→ Supplied information:
****************
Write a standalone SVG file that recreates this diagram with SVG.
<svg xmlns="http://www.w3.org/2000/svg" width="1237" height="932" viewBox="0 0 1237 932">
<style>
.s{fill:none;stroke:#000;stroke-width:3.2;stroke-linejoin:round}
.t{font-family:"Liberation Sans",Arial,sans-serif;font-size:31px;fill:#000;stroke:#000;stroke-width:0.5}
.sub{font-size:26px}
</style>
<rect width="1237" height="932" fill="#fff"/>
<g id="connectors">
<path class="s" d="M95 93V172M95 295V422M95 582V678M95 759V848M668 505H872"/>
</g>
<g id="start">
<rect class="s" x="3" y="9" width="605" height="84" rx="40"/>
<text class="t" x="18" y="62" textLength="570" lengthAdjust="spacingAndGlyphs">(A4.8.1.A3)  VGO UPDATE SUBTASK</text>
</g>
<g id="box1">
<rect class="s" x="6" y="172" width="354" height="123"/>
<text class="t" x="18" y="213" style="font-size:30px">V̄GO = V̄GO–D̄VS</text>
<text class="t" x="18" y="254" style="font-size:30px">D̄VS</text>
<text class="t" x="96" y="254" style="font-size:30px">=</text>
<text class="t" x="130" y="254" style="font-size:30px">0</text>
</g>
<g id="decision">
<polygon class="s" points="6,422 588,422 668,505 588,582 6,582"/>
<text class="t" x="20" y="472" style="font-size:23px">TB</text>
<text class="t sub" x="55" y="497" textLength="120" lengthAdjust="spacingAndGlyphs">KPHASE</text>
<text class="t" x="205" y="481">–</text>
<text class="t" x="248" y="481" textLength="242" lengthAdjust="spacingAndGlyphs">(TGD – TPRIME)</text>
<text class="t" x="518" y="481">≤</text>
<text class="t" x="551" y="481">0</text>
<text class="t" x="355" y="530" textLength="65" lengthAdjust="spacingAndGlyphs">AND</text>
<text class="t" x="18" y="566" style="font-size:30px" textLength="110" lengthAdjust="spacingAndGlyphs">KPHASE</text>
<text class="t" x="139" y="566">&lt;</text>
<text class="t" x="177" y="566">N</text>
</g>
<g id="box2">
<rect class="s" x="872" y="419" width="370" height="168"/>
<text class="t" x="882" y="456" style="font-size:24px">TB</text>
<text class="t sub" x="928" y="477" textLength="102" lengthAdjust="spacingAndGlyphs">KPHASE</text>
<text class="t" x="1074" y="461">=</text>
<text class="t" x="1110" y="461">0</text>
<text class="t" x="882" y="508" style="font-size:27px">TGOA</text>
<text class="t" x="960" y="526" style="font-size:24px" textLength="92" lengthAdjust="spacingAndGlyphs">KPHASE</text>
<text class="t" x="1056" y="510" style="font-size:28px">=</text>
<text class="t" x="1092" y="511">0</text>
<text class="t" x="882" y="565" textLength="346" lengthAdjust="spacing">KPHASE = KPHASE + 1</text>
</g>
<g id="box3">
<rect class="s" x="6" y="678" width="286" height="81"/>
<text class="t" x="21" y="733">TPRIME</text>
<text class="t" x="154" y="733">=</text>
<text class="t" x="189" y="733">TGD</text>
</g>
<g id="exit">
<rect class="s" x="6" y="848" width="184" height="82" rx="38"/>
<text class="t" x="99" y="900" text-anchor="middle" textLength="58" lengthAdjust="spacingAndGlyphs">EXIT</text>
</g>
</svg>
****************
→ To be done: Reproduce the listing in full. Keep it exactly as written.

→ The response:
Write a standalone SVG file that recreates this diagram with SVG.
<svg xmlns="http://www.w3.org/2000/svg" width="1237" height="932" viewBox="0 0 1237 932">
<style>
.s{fill:none;stroke:#000;stroke-width:3.2;stroke-linejoin:round}
.t{font-family:"Liberation Sans",Arial,sans-serif;font-size:31px;fill:#000;stroke:#000;stroke-width:0.5}
.sub{font-size:26px}
</style>
<rect width="1237" height="932" fill="#fff"/>
<g id="connectors">
<path class="s" d="M95 93V172M95 295V422M95 582V678M95 759V848M668 505H872"/>
</g>
<g id="start">
<rect class="s" x="3" y="9" width="605" height="84" rx="40"/>
<text class="t" x="18" y="62" textLength="570" lengthAdjust="spacingAndGlyphs">(A4.8.1.A3)  VGO UPDATE SUBTASK</text>
</g>
<g id="box1">
<rect class="s" x="6" y="172" width="354" height="123"/>
<text class="t" x="18" y="213" style="font-size:30px">V̄GO = V̄GO–D̄VS</text>
<text class="t" x="18" y="254" style="font-size:30px">D̄VS</text>
<text class="t" x="96" y="254" style="font-size:30px">=</text>
<text class="t" x="130" y="254" style="font-size:30px">0</text>
</g>
<g id="decision">
<polygon class="s" points="6,422 588,422 668,505 588,582 6,582"/>
<text class="t" x="20" y="472" style="font-size:23px">TB</text>
<text class="t sub" x="55" y="497" textLength="120" lengthAdjust="spacingAndGlyphs">KPHASE</text>
<text class="t" x="205" y="481">–</text>
<text class="t" x="248" y="481" textLength="242" lengthAdjust="spacingAndGlyphs">(TGD – TPRIME)</text>
<text class="t" x="518" y="481">≤</text>
<text class="t" x="551" y="481">0</text>
<text class="t" x="355" y="530" textLength="65" lengthAdjust="spacingAndGlyphs">AND</text>
<text class="t" x="18" y="566" style="font-size:30px" textLength="110" lengthAdjust="spacingAndGlyphs">KPHASE</text>
<text class="t" x="139" y="566">&lt;</text>
<text class="t" x="177" y="566">N</text>
</g>
<g id="box2">
<rect class="s" x="872" y="419" width="370" height="168"/>
<text class="t" x="882" y="456" style="font-size:24px">TB</text>
<text class="t sub" x="928" y="477" textLength="102" lengthAdjust="spacingAndGlyphs">KPHASE</text>
<text class="t" x="1074" y="461">=</text>
<text class="t" x="1110" y="461">0</text>
<text class="t" x="882" y="508" style="font-size:27px">TGOA</text>
<text class="t" x="960" y="526" style="font-size:24px" textLength="92" lengthAdjust="spacingAndGlyphs">KPHASE</text>
<text class="t" x="1056" y="510" style="font-size:28px">=</text>
<text class="t" x="1092" y="511">0</text>
<text class="t" x="882" y="565" textLength="346" lengthAdjust="spacing">KPHASE = KPHASE + 1</text>
</g>
<g id="box3">
<rect class="s" x="6" y="678" width="286" height="81"/>
<text class="t" x="21" y="733">TPRIME</text>
<text class="t" x="154" y="733">=</text>
<text class="t" x="189" y="733">TGD</text>
</g>
<g id="exit">
<rect class="s" x="6" y="848" width="184" height="82" rx="38"/>
<text class="t" x="99" y="900" text-anchor="middle" textLength="58" lengthAdjust="spacingAndGlyphs">EXIT</text>
</g>
</svg>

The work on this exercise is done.